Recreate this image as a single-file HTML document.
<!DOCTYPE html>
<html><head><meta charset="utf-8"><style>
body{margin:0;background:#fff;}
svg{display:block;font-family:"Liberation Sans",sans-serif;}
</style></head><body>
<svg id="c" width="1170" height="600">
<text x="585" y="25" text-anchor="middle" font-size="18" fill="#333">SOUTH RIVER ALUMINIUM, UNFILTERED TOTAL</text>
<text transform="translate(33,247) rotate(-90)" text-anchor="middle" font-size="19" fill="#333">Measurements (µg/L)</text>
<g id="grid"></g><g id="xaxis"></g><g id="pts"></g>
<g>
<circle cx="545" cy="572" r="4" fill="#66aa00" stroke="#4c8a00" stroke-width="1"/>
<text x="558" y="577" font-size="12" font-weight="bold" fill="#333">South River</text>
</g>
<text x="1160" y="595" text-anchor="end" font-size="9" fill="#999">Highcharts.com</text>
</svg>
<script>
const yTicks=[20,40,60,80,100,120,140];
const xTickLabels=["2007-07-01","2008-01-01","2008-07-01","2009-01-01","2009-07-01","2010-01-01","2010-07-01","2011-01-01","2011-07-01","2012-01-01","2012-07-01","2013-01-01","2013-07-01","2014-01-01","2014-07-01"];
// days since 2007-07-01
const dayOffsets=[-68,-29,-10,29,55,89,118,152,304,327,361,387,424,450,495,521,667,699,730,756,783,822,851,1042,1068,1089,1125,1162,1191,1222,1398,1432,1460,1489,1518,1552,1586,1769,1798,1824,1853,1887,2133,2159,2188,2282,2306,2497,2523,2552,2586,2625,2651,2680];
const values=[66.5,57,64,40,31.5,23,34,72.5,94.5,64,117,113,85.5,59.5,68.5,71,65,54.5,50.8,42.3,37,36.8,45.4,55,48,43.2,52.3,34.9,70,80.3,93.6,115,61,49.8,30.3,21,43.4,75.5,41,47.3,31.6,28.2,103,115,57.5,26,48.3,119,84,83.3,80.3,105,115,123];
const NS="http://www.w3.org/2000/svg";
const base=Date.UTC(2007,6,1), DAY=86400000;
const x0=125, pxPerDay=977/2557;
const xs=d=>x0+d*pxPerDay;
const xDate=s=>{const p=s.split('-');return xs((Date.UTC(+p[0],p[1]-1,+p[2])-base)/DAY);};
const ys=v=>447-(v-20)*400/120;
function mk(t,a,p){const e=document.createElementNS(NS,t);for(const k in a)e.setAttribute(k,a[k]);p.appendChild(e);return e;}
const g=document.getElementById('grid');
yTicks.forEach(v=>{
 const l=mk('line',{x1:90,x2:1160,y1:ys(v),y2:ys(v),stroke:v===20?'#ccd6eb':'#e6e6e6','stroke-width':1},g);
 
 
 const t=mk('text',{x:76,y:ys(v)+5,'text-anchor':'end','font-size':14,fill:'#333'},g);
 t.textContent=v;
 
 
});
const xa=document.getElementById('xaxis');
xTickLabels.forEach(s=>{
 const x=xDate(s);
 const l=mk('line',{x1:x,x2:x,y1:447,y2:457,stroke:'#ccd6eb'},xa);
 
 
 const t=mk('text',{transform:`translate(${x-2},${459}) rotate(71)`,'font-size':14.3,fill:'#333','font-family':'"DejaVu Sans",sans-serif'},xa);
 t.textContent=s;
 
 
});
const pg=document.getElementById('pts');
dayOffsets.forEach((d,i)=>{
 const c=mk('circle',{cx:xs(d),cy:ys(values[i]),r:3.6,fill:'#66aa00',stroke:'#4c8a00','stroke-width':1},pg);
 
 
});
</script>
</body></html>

Short task — Write the material out again in its entirety, exactly as shown.

Task answer —
Recreate this image as a single-file HTML document.
<!DOCTYPE html>
<html><head><meta charset="utf-8"><style>
body{margin:0;background:#fff;}
svg{display:block;font-family:"Liberation Sans",sans-serif;}
</style></head><body>
<svg id="c" width="1170" height="600">
<text x="585" y="25" text-anchor="middle" font-size="18" fill="#333">SOUTH RIVER ALUMINIUM, UNFILTERED TOTAL</text>
<text transform="translate(33,247) rotate(-90)" text-anchor="middle" font-size="19" fill="#333">Measurements (µg/L)</text>
<g id="grid"></g><g id="xaxis"></g><g id="pts"></g>
<g>
<circle cx="545" cy="572" r="4" fill="#66aa00" stroke="#4c8a00" stroke-width="1"/>
<text x="558" y="577" font-size="12" font-weight="bold" fill="#333">South River</text>
</g>
<text x="1160" y="595" text-anchor="end" font-size="9" fill="#999">Highcharts.com</text>
</svg>
<script>
const yTicks=[20,40,60,80,100,120,140];
const xTickLabels=["2007-07-01","2008-01-01","2008-07-01","2009-01-01","2009-07-01","2010-01-01","2010-07-01","2011-01-01","2011-07-01","2012-01-01","2012-07-01","2013-01-01","2013-07-01","2014-01-01","2014-07-01"];
// days since 2007-07-01
const dayOffsets=[-68,-29,-10,29,55,89,118,152,304,327,361,387,424,450,495,521,667,699,730,756,783,822,851,1042,1068,1089,1125,1162,1191,1222,1398,1432,1460,1489,1518,1552,1586,1769,1798,1824,1853,1887,2133,2159,2188,2282,2306,2497,2523,2552,2586,2625,2651,2680];
const values=[66.5,57,64,40,31.5,23,34,72.5,94.5,64,117,113,85.5,59.5,68.5,71,65,54.5,50.8,42.3,37,36.8,45.4,55,48,43.2,52.3,34.9,70,80.3,93.6,115,61,49.8,30.3,21,43.4,75.5,41,47.3,31.6,28.2,103,115,57.5,26,48.3,119,84,83.3,80.3,105,115,123];
const NS="http://www.w3.org/2000/svg";
const base=Date.UTC(2007,6,1), DAY=86400000;
const x0=125, pxPerDay=977/2557;
const xs=d=>x0+d*pxPerDay;
const xDate=s=>{const p=s.split('-');return xs((Date.UTC(+p[0],p[1]-1,+p[2])-base)/DAY);};
const ys=v=>447-(v-20)*400/120;
function mk(t,a,p){const e=document.createElementNS(NS,t);for(const k in a)e.setAttribute(k,a[k]);p.appendChild(e);return e;}
const g=document.getElementById('grid');
yTicks.forEach(v=>{
 const l=mk('line',{x1:90,x2:1160,y1:ys(v),y2:ys(v),stroke:v===20?'#ccd6eb':'#e6e6e6','stroke-width':1},g);
 
 
 const t=mk('text',{x:76,y:ys(v)+5,'text-anchor':'end','font-size':14,fill:'#333'},g);
 t.textContent=v;
 
 
});
const xa=document.getElementById('xaxis');
xTickLabels.forEach(s=>{
 const x=xDate(s);
 const l=mk('line',{x1:x,x2:x,y1:447,y2:457,stroke:'#ccd6eb'},xa);
 
 
 const t=mk('text',{transform:`translate(${x-2},${459}) rotate(71)`,'font-size':14.3,fill:'#333','font-family':'"DejaVu Sans",sans-serif'},xa);
 t.textContent=s;
 
 
});
const pg=document.getElementById('pts');
dayOffsets.forEach((d,i)=>{
 const c=mk('circle',{cx:xs(d),cy:ys(values[i]),r:3.6,fill:'#66aa00',stroke:'#4c8a00','stroke-width':1},pg);
 
 
});
</script>
</body></html>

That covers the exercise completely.